La nascita del governo D'Alema ridava fiato alle difese di Mediobanca. Ricondotta Comit sotto controllo, anche grazie agli alleati Commerzbank e Paribas, Mediobanca imponeva un suo uomo anche alle Generali togliendolo alla Lazard. Un altro punto a suo favore Mediobanca lo metteva a segno con l'OPA Colaninno sulla Telecom. Nella dichiarata neutralità del governo D'Alema, che rinunciava all'utilizzo delle azioni ancora in possesso del ministero del Tesoro, la cosiddetta finanza rossa, Unipol, entrava nella cordata appoggiata da Mediobanca in sintonia con gruppi bresciani, fra cui Gnutti (che uscirà dalla Lega di Bossi dopo le europee) e tra le banche l'Antonveneta oltre a Banca di Roma, Monte dei Paschi e Comit.
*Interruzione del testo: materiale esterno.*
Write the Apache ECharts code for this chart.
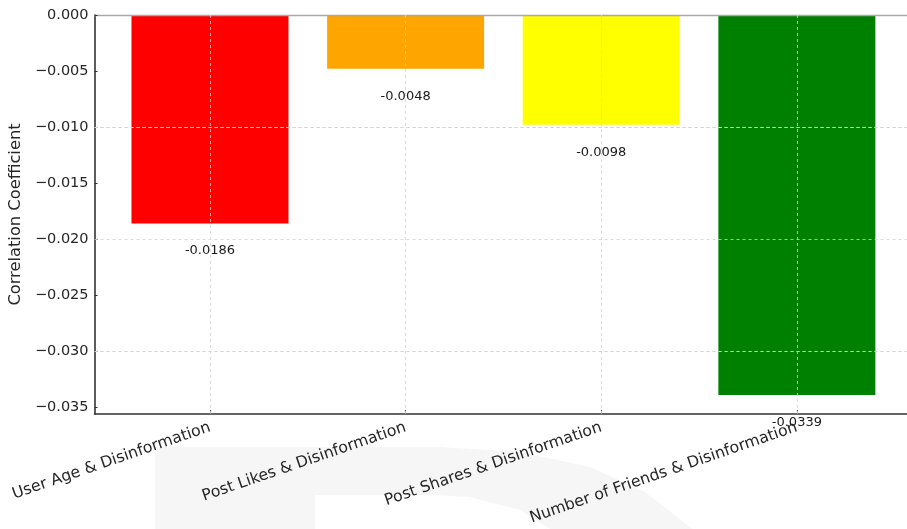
<!DOCTYPE html>
<html>
<head>
<meta charset="utf-8">
<script src="https://cdn.jsdelivr.net/npm/echarts@6/dist/echarts.min.js"></script>
<style>html,body{margin:0;padding:0;background:#fff}#c{width:907px;height:529px}</style>
</head>
<body>
<div id="c"></div>
<script>
const categories = ['User Age & Disinformation', 'Post Likes & Disinformation', 'Post Shares & Disinformation', 'Number of Friends & Disinformation'];
const values = [-0.0186, -0.0048, -0.0098, -0.0339];
const barColors = ['#ff0000', '#ffa500', '#ffff00', '#008000'];
const yTicks = [0, -0.005, -0.010, -0.015, -0.020, -0.025, -0.030, -0.035];
const yTickLabels = ['0.000', '\u22120.005', '\u22120.010', '\u22120.015', '\u22120.020', '\u22120.025', '\u22120.030', '\u22120.035'];
const xTicks = [0, 1, 2, 3];

const chart = echarts.init(document.getElementById('c'), null, {renderer: 'canvas'});
const font = 'DejaVu Sans';
const gridLine = {color: '#d3d3d3', type: [3, 3], width: 0.8};

const option = {
  animation: false,
  backgroundColor: '#ffffff',
  textStyle: {fontFamily: font},
  graphic: [
    {type: 'rect', z: -10, silent: true, shape: {x: 155, y: 447, width: 160, height: 90}, style: {fill: '#f6f6f6'}},
    {type: 'polygon', z: -10, silent: true, shape: {points: [[315,447],[440,447],[520,452],[590,467],[645,492],[700,535],[560,535],[520,510],[470,497],[430,495],[315,495]]}, style: {fill: '#f6f6f6'}}
  ],
  grid: {left: 93, right: 0, top: 15, bottom: 115, containLabel: false},
  xAxis: [{
    type: 'value', min: -0.59, max: 3.563, position: 'bottom', z: 3,
    splitLine: {show: false},
    axisLine: {show: true, onZero: false, lineStyle: {color: '#333333', width: 1.6}},
    axisTick: {show: true, inside: true, length: 4, customValues: xTicks, lineStyle: {color: '#333333'}},
    axisLabel: {
      customValues: xTicks, rotate: 19, margin: 13, fontSize: 15.7, color: '#262626', fontFamily: font,
      formatter: v => categories[Math.round(v)]
    }
  }, {
    type: 'value', min: -0.59, max: 3.563, position: 'top', z: 3,
    splitLine: {show: false}, axisTick: {show: false}, axisLabel: {show: false},
    axisLine: {show: true, onZero: false, lineStyle: {color: '#a8a8a8', width: 1.4}}
  }],
  yAxis: {
    type: 'value', min: -0.0356, max: 0, z: 3,
    name: 'Correlation Coefficient', nameLocation: 'middle', nameRotate: 90, nameGap: 64,
    nameTextStyle: {fontSize: 16.3, color: '#262626', fontFamily: font},
    splitLine: {show: false},
    axisLine: {show: true, onZero: false, lineStyle: {color: '#333333', width: 1.6}},
    axisTick: {show: true, inside: true, length: 3, customValues: yTicks, lineStyle: {color: '#333333'}},
    axisLabel: {
      customValues: yTicks, margin: 6, fontSize: 14.5, color: '#262626', fontFamily: font,
      formatter: v => { const i = yTicks.findIndex(t => Math.abs(t - v) < 1e-9); return i >= 0 ? yTickLabels[i] : ''; }
    }
  },
  series: [{
    type: 'bar',
    barWidth: 157,
    data: values.map((v, i) => ({value: [i, v], itemStyle: {color: barColors[i]}})),
    label: {
      show: true, position: 'bottom', distance: 21, fontSize: 13, color: '#1a1a1a', fontFamily: font,
      formatter: p => String(values[p.dataIndex])
    },
    markLine: {
      silent: true, symbol: 'none', label: {show: false}, lineStyle: gridLine, animation: false,
      data: yTicks.slice(1).map(t => ({yAxis: t})).concat(xTicks.map(t => ({xAxis: t})))
    }
  }]
};
chart.setOption(option);
</script>
</body>
</html>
Un intreccio di finanza rossa e di Padania agganciati ad un pilastro finanziario come Mediobanca. Anche la Mediaset di Berlusconi, nonostante sia parte di un'alleanza avversa in campo telefonico, sentiva il bisogno di dichiarare la propria disponibilità ad investire in Telecom.

Risultato un'alleanza finanziaria inedita, non priva d'influenza sulle elezioni europee ed amministrative, il cui risultato non può essere compreso senza agganci alle lotte finanziarie in corso.

La singolare spaccatura dei DS a Bologna, per non parlare dell'ancor più singolare campagna del governo D'Alema per la riduzione delle pensioni in pieno ballottaggio elettorale, hanno ancor più ridotto le velleità che R. Prodi aveva di influenzare il governo con il suo neonato partito dei "Democratici", comunque azzopandogli la gamba "ulivista" nel DS.

Solo cadendo nell'illusione che una qualsiasi carica statale, figurarsi una di governo, tenga in un qualche conto la "volontà degli elettori" la politica appare incomprensibile.

Nonostante la necessaria schematizzazione ed incompletezza del nostro breve resoconto, questo rende conto di aspetti della lotta politica altrimenti chiari solo alla coscienza della borghesia.

Il marxismo nasce come critica, demistificazione, della politica borghese. E' l'unica arma che il proletariato ha se non vuol rimanere, anche in politica, "carne da cannone" di battaglie altrui.